実際の水利地益税の計算事例を見てみましょう。以下は岐阜県羽島市の事例を基にした計算例です。

 

【事例1】

  • 所有地:田 2,500㎡(南部かんがい事業区域内)
  • 税率:3,150円/1,000㎡
  • 計算:2,500㎡ ÷ 1,000㎡ × 3,150円 = 7,875円
  • 納付:第1期 3,937円、第2期 3,938円

【事例2】

  • 所有地:田 8,000㎡(うち4,000㎡は他者に貸し出し)
  • 税率:3,150円/1,000㎡
  • 自己耕作分の計算:4,000㎡ ÷ 1,000㎡ × 3,150円 = 12,600円
  • 納付:第1期 6,300円、第2期 6,300円
  • 注意点:貸し出し分の4,000㎡については耕作者に納税義務があります

税理士として実務上対応する際のポイント。

  1. クライアントの所有地が水利地益税の課税対象区域内かどうかを確認
  2. 実際の耕作者(納税義務者)を特定
  3. 正確な面積と適用税率を確認
  4. 土地の賃貸や用途変更がある場合は適切な申告を指導
  5. 納税通知書の内容を確認し、計算の誤りがないかチェック
  6. 納期限を守って納付するよう助言

また、水利地益税は経費として計上できるため、確定申告の際には適切に処理することが重要です。
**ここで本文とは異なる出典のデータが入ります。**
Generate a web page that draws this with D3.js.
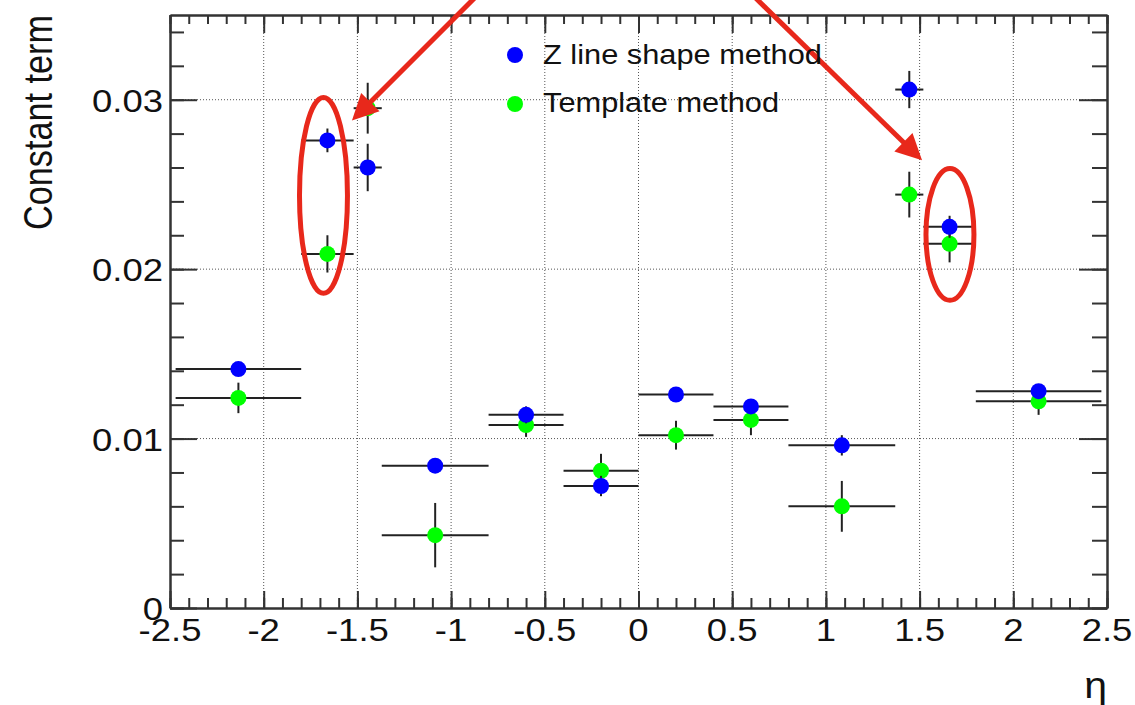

農業所得の計算において、水利地益税は必要経費として控除できます。

 

羽島市の水利地益税に関する詳細情報(税率や納期、対象区域など)

水利地益税の計算における受益者負担の原則

水利地益税の最も重要な特徴は、「受益者負担の原則」に基づいていることです。これは、公共事業によって特別な利益を受ける者が、その利益に応じて費用を負担するという考え方です。

 

水利地益税の課税額には明確な上限が設けられており、「当該土地又は家屋が当該事業により特に受ける利益の限度を超えることができない」と法律で定められています。これは、税金が受益の範囲を超えて過大な負担とならないようにするための重要な制限です。

 

この原則に基づき、水利地益税の計算においては以下の点が考慮されます。

  1. 事業による利益の評価
    • 水路の整備による農業生産性の向上
    • 林道整備による森林管理の効率化
    • 都市計画事業による土地価値の上昇
  2. 利益に応じた公平な負担
    • 受ける利益が大きい土地ほど高額な税金を負担
    • 面積や価格を基準とした比例的な課税
  3. 課税の透明性と説明責任
    • 何の事業に使われるかが明確な目的税
    • 使途が限定されることによる納税者の理解促進

受益者負担の原則は、公平な税負担を実現するための重要な考え方ですが、利益の評価が難しいという課題もあります。特に、事業による間接的・長期的な利益を正確に金銭評価することは容易ではありません。

 

税理士としては、この原則を理解した上で、クライアントに水利地益税の趣旨を説明し、適切な納税を促すことが重要です。また、明らかに受益を超える課税がなされている場合には、異議申立ての支援も検討すべきでしょう。

 

水利地益税は、現代ではあまり一般的ではなくなっていますが、公共事業と税負担の関係を考える上で重要な事例であり、受益者負担の原則を具現化した税制として税理士が理解しておくべき制度です。